The sponsor told the committee the bill is aimed at better coordination when a domestic-violence incident involves a service member so judges have a fuller evidentiary record. "What this bill does is more of a coordination between local law enforcement and military law enforcement," the sponsor said when introducing the proposal and asked the committee for an aye vote.

The bill as introduced would direct peace officers who respond to a domestic-violence incident to determine whether a party is a current member of the armed forces and, if so, check whether a military protection order has been issued. Committee members raised concerns about how officers would identify service members at the scene and whether the statute's sequence matched dispatch practice.

Michelle Reichardt, a regional liaison at the Defense-State Liaison Office for the Department of Defense, testified in support and said MPOs are entered into the FBI's National Crime Information Center (NCIC). "When a commander issues an MPO, military law enforcement enters it into the FBI's National Crime Information Center database," Reichardt said, urging that allowing MPOs to be used as evidence in civilian temporary-protective-order hearings would close a protection gap for victims.

George Dingfelder, chief of police in Alamosa and speaking for more than 120 chiefs through the Colorado Association of Chiefs of Police, said chiefs support the bill's intent but sought clearer, workable language for officers in the field. Dingfelder noted the chiefs favored a reasonable-suspicion standard and said that amendment L002 would align the bill with existing Colorado practice and avoid inconsistent application across jurisdictions.

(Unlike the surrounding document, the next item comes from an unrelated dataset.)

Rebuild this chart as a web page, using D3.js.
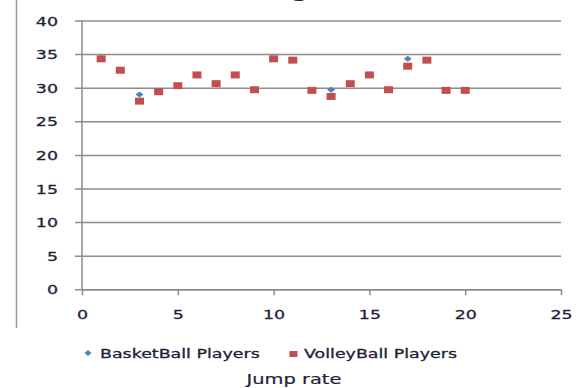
<!DOCTYPE html>
<html>
<head>
<meta charset="utf-8">
<script src="https://cdn.jsdelivr.net/npm/d3@7"></script>
<style>
  html, body { margin: 0; padding: 0; background: #fff; }
  svg { display: block; }
  text { font-family: "DejaVu Sans", Verdana, sans-serif; }
</style>
</head>
<body>
<svg id="chart" width="579" height="388"></svg>
<script>
// Jump test results per player index
const playerIndex = [1, 2, 3, 4, 5, 6, 7, 8, 9, 10, 11, 12, 13, 14, 15, 16, 17, 18, 19, 20];
const basketballPlayers = [34.3, 32.6, 29.0, 29.4, 30.3, 31.9, 30.6, 31.9, 29.7, 34.3, 34.1, 29.6, 29.7, 30.6, 31.9, 29.7, 34.3, 34.1, 29.6, 29.6];
const volleyballPlayers = [34.3, 32.6, 28.0, 29.4, 30.3, 31.9, 30.6, 31.9, 29.7, 34.3, 34.1, 29.6, 28.7, 30.6, 31.9, 29.7, 33.2, 34.1, 29.6, 29.6];
const xTicks = [0, 5, 10, 15, 20, 25];
const yTicks = [0, 5, 10, 15, 20, 25, 30, 35, 40];
const seriesNames = ["BasketBall Players", "VolleyBall Players"];
const xTitle = "Jump rate";

const svg = d3.select("#chart");
const blue = "#4F81BD", red = "#C0504D";
const textColor = "#1F1F3A";
const stretch = 1.34; // text is drawn wide, short glyphs

const x = d3.scaleLinear().domain([0, 25]).range([82, 561]);
const y = d3.scaleLinear().domain([0, 40]).range([289.3, 20.5]);

// widened text helper
function wideText(sel, tx, ty, size, anchor, str) {
  return sel.append("text")
    .attr("transform", `translate(${tx},${ty}) scale(${stretch},1)`)
    .attr("text-anchor", anchor)
    .attr("font-size", size)
    .attr("fill", textColor)
    .attr("stroke", textColor).attr("stroke-width", 0.3)
    .text(str);
}

// chart frame edge on the left
svg.append("line")
  .attr("x1", 16.5).attr("x2", 16.5).attr("y1", 0).attr("y2", 328)
  .attr("stroke", "#9a9a9a").attr("stroke-width", 1.5);

// title fragment at the top edge
svg.append("text")
  .attr("transform", `translate(300,-3) scale(${stretch},1)`)
  .attr("text-anchor", "middle")
  .attr("font-size", 18).attr("font-weight", "bold")
  .attr("fill", "#222").text("g");

// horizontal gridlines with left tick stubs
const yAxis = d3.axisLeft(y).tickValues(yTicks).tickSize(-(561 - 75)).tickSizeOuter(0)
  .tickPadding(18).tickFormat(d3.format("d"));
const gy = svg.append("g").attr("transform", "translate(75,0)").call(yAxis);
gy.select(".domain").remove();
gy.selectAll(".tick line").attr("stroke", "#8c8c8c").attr("stroke-width", 1.5);
gy.selectAll(".tick text")
  .attr("x", 0).attr("dy", "0.36em")
  .attr("transform", `translate(-17,0) scale(${stretch},1)`)
  .attr("font-size", 13).attr("fill", textColor)
  .attr("stroke", textColor).attr("stroke-width", 0.3);

// y axis line
svg.append("line")
  .attr("x1", x(0)).attr("x2", x(0)).attr("y1", y(40)).attr("y2", y(0))
  .attr("stroke", "#8c8c8c").attr("stroke-width", 1.5);

// x axis
const xAxis = d3.axisBottom(x).tickValues(xTicks).tickSize(6).tickSizeOuter(0)
  .tickPadding(14).tickFormat(d3.format("d"));
const gx = svg.append("g").attr("transform", `translate(0,${y(0)})`).call(xAxis);
gx.select(".domain").attr("stroke", "#8c8c8c").attr("stroke-width", 1.5);
gx.selectAll(".tick line").attr("stroke", "#8c8c8c").attr("stroke-width", 1.5);
gx.selectAll(".tick text")
  .attr("transform", `scale(${stretch},1)`)
  .attr("font-size", 13).attr("fill", textColor)
  .attr("stroke", textColor).attr("stroke-width", 0.3);

// basketball markers (diamonds)
const diamond = (cx, cy, w, h) => `M${cx},${cy - h / 2}L${cx + w / 2},${cy}L${cx},${cy + h / 2}L${cx - w / 2},${cy}Z`;
svg.append("g").selectAll("path")
  .data(playerIndex.map((d, i) => [d, basketballPlayers[i]]))
  .join("path")
  .attr("d", d => diamond(x(d[0]), y(d[1]), 8, 6))
  .attr("fill", blue);

// volleyball markers (squares)
svg.append("g").selectAll("rect")
  .data(playerIndex.map((d, i) => [d, volleyballPlayers[i]]))
  .join("rect")
  .attr("x", d => x(d[0]) - 4.5).attr("y", d => y(d[1]) - 3.5)
  .attr("width", 9).attr("height", 7)
  .attr("fill", red);

// legend
const lg = svg.append("g");
lg.append("path").attr("d", diamond(88, 353, 7, 6)).attr("fill", blue);
wideText(lg, 100, 358, 13, "start", seriesNames[0]);
lg.append("rect").attr("x", 289.5).attr("y", 351).attr("width", 8).attr("height", 6).attr("fill", red);
wideText(lg, 304, 358, 13, "start", seriesNames[1]);

// axis title
wideText(svg, 294, 384, 14.5, "middle", xTitle).attr("stroke-width", 0.2);
</script>
</body>
</html>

Committee members and witnesses explained dispatch and records practices: if the military enters an MPO into NCIC, the entry typically triggers an automatic NCIC/CCIC alert when a name is run, which would notify dispatch and prompt further verification of active-duty status and notification to military command. Several members argued the bill's original sequencing (determine military status first, then search NCIC) read backward relative to how dispatch checks typically operate; counsel proposed language to strike the problematic lines and require a search when an officer has reasonable suspicion a domestic-violence crime occurred.

After debate and witness answers, Representative Espinosa moved amendment L003 (building on the L002 drafting changes); members adopted L3 without objection. The committee then voted to advance SB85, as amended, to the Committee of the Whole on a recorded vote of 10 yes, 0 no, with 1 excused.

The measure's supporters said the change is primarily about improving communication and ensuring judges can consider MPOs when deciding civilian protection orders, while law-enforcement witnesses and some members pushed for precise statutory triggers so officers apply the requirement consistently.

The committee concluded that further technical drafting could be handled by sponsors and staff but voted to move the bill forward. SB85 will next be scheduled for consideration by the Committee of the Whole.